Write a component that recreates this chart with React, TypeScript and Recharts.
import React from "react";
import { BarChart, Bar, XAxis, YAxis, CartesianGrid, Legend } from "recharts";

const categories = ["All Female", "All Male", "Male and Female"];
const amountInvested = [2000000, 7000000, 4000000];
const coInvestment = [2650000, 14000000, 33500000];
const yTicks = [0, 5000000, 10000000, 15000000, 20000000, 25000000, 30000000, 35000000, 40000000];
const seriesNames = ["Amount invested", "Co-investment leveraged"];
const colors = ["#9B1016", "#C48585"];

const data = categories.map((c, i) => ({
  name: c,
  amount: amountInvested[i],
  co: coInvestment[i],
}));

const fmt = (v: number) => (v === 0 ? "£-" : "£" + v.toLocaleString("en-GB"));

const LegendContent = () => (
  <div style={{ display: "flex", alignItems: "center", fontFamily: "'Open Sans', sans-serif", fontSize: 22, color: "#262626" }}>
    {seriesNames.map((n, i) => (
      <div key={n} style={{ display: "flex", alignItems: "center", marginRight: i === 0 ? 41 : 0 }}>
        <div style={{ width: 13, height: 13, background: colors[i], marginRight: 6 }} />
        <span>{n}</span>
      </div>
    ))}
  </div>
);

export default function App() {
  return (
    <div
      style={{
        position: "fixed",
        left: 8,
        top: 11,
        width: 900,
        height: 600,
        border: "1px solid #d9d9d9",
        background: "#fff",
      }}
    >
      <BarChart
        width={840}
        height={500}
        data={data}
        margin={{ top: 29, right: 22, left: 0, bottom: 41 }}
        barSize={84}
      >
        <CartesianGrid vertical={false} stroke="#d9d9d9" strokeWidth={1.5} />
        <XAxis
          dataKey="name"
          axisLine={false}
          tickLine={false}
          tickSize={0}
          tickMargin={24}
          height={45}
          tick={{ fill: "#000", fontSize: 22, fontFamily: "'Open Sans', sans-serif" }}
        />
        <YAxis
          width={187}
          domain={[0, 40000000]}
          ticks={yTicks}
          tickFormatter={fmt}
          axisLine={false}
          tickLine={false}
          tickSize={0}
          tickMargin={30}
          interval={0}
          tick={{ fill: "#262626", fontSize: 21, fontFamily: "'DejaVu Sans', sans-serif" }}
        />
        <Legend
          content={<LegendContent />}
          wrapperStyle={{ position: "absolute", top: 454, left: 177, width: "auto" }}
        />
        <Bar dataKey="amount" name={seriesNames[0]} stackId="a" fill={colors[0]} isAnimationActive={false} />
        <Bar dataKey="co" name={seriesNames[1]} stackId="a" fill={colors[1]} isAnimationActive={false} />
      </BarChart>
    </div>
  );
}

Required task => Each line must be given again exactly as written above.

Solution to the exercise =>
Write a component that recreates this chart with React, TypeScript and Recharts.
import React from "react";
import { BarChart, Bar, XAxis, YAxis, CartesianGrid, Legend } from "recharts";

const categories = ["All Female", "All Male", "Male and Female"];
const amountInvested = [2000000, 7000000, 4000000];
const coInvestment = [2650000, 14000000, 33500000];
const yTicks = [0, 5000000, 10000000, 15000000, 20000000, 25000000, 30000000, 35000000, 40000000];
const seriesNames = ["Amount invested", "Co-investment leveraged"];
const colors = ["#9B1016", "#C48585"];

const data = categories.map((c, i) => ({
  name: c,
  amount: amountInvested[i],
  co: coInvestment[i],
}));

const fmt = (v: number) => (v === 0 ? "£-" : "£" + v.toLocaleString("en-GB"));

const LegendContent = () => (
  <div style={{ display: "flex", alignItems: "center", fontFamily: "'Open Sans', sans-serif", fontSize: 22, color: "#262626" }}>
    {seriesNames.map((n, i) => (
      <div key={n} style={{ display: "flex", alignItems: "center", marginRight: i === 0 ? 41 : 0 }}>
        <div style={{ width: 13, height: 13, background: colors[i], marginRight: 6 }} />
        <span>{n}</span>
      </div>
    ))}
  </div>
);

export default function App() {
  return (
    <div
      style={{
        position: "fixed",
        left: 8,
        top: 11,
        width: 900,
        height: 600,
        border: "1px solid #d9d9d9",
        background: "#fff",
      }}
    >
      <BarChart
        width={840}
        height={500}
        data={data}
        margin={{ top: 29, right: 22, left: 0, bottom: 41 }}
        barSize={84}
      >
        <CartesianGrid vertical={false} stroke="#d9d9d9" strokeWidth={1.5} />
        <XAxis
          dataKey="name"
          axisLine={false}
          tickLine={false}
          tickSize={0}
          tickMargin={24}
          height={45}
          tick={{ fill: "#000", fontSize: 22, fontFamily: "'Open Sans', sans-serif" }}
        />
        <YAxis
          width={187}
          domain={[0, 40000000]}
          ticks={yTicks}
          tickFormatter={fmt}
          axisLine={false}
          tickLine={false}
          tickSize={0}
          tickMargin={30}
          interval={0}
          tick={{ fill: "#262626", fontSize: 21, fontFamily: "'DejaVu Sans', sans-serif" }}
        />
        <Legend
          content={<LegendContent />}
          wrapperStyle={{ position: "absolute", top: 454, left: 177, width: "auto" }}
        />
        <Bar dataKey="amount" name={seriesNames[0]} stackId="a" fill={colors[0]} isAnimationActive={false} />
        <Bar dataKey="co" name={seriesNames[1]} stackId="a" fill={colors[1]} isAnimationActive={false} />
      </BarChart>
    </div>
  );
}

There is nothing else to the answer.